### Work instructions
Retype all material exactly. Pictures stay out of the copy.

____

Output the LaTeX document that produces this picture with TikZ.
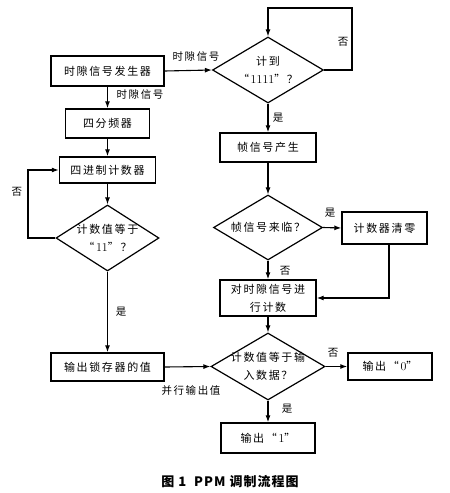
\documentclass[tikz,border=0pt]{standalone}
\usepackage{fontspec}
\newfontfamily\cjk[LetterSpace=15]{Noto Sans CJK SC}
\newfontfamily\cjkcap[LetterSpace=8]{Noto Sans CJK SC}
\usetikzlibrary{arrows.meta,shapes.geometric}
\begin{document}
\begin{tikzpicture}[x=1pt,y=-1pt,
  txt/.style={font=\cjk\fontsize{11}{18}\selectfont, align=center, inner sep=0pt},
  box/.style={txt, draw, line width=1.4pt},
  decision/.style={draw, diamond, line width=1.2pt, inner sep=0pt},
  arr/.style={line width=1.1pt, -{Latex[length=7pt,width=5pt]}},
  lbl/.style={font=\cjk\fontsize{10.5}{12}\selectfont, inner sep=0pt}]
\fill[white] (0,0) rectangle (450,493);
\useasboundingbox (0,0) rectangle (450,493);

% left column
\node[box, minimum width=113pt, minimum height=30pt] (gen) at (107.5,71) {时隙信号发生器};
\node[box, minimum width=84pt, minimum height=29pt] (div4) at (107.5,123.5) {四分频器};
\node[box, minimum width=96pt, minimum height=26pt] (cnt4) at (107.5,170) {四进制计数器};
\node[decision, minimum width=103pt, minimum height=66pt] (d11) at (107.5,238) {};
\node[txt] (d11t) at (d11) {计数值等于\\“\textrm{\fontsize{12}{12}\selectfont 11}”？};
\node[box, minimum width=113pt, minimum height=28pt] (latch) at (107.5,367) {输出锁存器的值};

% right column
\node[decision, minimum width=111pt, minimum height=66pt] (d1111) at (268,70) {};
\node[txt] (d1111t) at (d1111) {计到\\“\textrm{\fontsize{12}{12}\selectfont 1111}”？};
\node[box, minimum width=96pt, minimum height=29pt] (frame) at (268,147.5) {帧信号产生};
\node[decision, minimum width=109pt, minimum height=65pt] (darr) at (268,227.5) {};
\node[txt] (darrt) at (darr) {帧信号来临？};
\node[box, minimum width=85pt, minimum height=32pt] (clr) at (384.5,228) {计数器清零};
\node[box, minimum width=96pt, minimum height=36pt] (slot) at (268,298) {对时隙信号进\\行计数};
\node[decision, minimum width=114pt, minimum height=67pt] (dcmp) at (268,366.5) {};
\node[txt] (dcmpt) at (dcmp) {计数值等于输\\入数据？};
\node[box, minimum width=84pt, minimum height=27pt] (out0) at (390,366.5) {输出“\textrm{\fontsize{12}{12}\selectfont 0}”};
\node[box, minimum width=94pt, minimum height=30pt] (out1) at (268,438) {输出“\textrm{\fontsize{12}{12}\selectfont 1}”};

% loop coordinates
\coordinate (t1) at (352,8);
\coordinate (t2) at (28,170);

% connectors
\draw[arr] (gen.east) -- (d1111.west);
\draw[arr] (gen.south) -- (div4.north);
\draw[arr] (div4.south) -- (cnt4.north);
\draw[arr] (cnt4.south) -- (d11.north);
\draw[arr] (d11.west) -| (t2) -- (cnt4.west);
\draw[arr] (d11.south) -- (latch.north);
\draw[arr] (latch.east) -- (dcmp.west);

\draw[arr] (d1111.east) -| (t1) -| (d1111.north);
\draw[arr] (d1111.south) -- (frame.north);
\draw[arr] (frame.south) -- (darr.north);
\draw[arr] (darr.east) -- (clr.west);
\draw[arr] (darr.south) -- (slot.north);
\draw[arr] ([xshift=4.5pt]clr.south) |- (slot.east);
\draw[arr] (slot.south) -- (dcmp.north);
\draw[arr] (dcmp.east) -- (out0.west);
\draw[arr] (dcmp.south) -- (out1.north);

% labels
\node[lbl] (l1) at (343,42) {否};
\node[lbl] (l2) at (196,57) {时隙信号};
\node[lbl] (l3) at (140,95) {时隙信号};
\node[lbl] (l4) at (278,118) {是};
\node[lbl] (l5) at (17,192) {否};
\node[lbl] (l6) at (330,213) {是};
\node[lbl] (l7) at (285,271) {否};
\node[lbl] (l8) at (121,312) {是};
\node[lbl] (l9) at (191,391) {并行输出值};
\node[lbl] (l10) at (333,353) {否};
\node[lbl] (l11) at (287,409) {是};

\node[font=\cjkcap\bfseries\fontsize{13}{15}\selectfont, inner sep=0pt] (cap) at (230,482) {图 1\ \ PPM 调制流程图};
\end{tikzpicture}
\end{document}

____

### Result of the exercise
Output the LaTeX document that produces this picture with TikZ.
\documentclass[tikz,border=0pt]{standalone}
\usepackage{fontspec}
\newfontfamily\cjk[LetterSpace=15]{Noto Sans CJK SC}
\newfontfamily\cjkcap[LetterSpace=8]{Noto Sans CJK SC}
\usetikzlibrary{arrows.meta,shapes.geometric}
\begin{document}
\begin{tikzpicture}[x=1pt,y=-1pt,
  txt/.style={font=\cjk\fontsize{11}{18}\selectfont, align=center, inner sep=0pt},
  box/.style={txt, draw, line width=1.4pt},
  decision/.style={draw, diamond, line width=1.2pt, inner sep=0pt},
  arr/.style={line width=1.1pt, -{Latex[length=7pt,width=5pt]}},
  lbl/.style={font=\cjk\fontsize{10.5}{12}\selectfont, inner sep=0pt}]
\fill[white] (0,0) rectangle (450,493);
\useasboundingbox (0,0) rectangle (450,493);

% left column
\node[box, minimum width=113pt, minimum height=30pt] (gen) at (107.5,71) {时隙信号发生器};
\node[box, minimum width=84pt, minimum height=29pt] (div4) at (107.5,123.5) {四分频器};
\node[box, minimum width=96pt, minimum height=26pt] (cnt4) at (107.5,170) {四进制计数器};
\node[decision, minimum width=103pt, minimum height=66pt] (d11) at (107.5,238) {};
\node[txt] (d11t) at (d11) {计数值等于\\“\textrm{\fontsize{12}{12}\selectfont 11}”？};
\node[box, minimum width=113pt, minimum height=28pt] (latch) at (107.5,367) {输出锁存器的值};

% right column
\node[decision, minimum width=111pt, minimum height=66pt] (d1111) at (268,70) {};
\node[txt] (d1111t) at (d1111) {计到\\“\textrm{\fontsize{12}{12}\selectfont 1111}”？};
\node[box, minimum width=96pt, minimum height=29pt] (frame) at (268,147.5) {帧信号产生};
\node[decision, minimum width=109pt, minimum height=65pt] (darr) at (268,227.5) {};
\node[txt] (darrt) at (darr) {帧信号来临？};
\node[box, minimum width=85pt, minimum height=32pt] (clr) at (384.5,228) {计数器清零};
\node[box, minimum width=96pt, minimum height=36pt] (slot) at (268,298) {对时隙信号进\\行计数};
\node[decision, minimum width=114pt, minimum height=67pt] (dcmp) at (268,366.5) {};
\node[txt] (dcmpt) at (dcmp) {计数值等于输\\入数据？};
\node[box, minimum width=84pt, minimum height=27pt] (out0) at (390,366.5) {输出“\textrm{\fontsize{12}{12}\selectfont 0}”};
\node[box, minimum width=94pt, minimum height=30pt] (out1) at (268,438) {输出“\textrm{\fontsize{12}{12}\selectfont 1}”};

% loop coordinates
\coordinate (t1) at (352,8);
\coordinate (t2) at (28,170);

% connectors
\draw[arr] (gen.east) -- (d1111.west);
\draw[arr] (gen.south) -- (div4.north);
\draw[arr] (div4.south) -- (cnt4.north);
\draw[arr] (cnt4.south) -- (d11.north);
\draw[arr] (d11.west) -| (t2) -- (cnt4.west);
\draw[arr] (d11.south) -- (latch.north);
\draw[arr] (latch.east) -- (dcmp.west);

\draw[arr] (d1111.east) -| (t1) -| (d1111.north);
\draw[arr] (d1111.south) -- (frame.north);
\draw[arr] (frame.south) -- (darr.north);
\draw[arr] (darr.east) -- (clr.west);
\draw[arr] (darr.south) -- (slot.north);
\draw[arr] ([xshift=4.5pt]clr.south) |- (slot.east);
\draw[arr] (slot.south) -- (dcmp.north);
\draw[arr] (dcmp.east) -- (out0.west);
\draw[arr] (dcmp.south) -- (out1.north);

% labels
\node[lbl] (l1) at (343,42) {否};
\node[lbl] (l2) at (196,57) {时隙信号};
\node[lbl] (l3) at (140,95) {时隙信号};
\node[lbl] (l4) at (278,118) {是};
\node[lbl] (l5) at (17,192) {否};
\node[lbl] (l6) at (330,213) {是};
\node[lbl] (l7) at (285,271) {否};
\node[lbl] (l8) at (121,312) {是};
\node[lbl] (l9) at (191,391) {并行输出值};
\node[lbl] (l10) at (333,353) {否};
\node[lbl] (l11) at (287,409) {是};

\node[font=\cjkcap\bfseries\fontsize{13}{15}\selectfont, inner sep=0pt] (cap) at (230,482) {图 1\ \ PPM 调制流程图};
\end{tikzpicture}
\end{document}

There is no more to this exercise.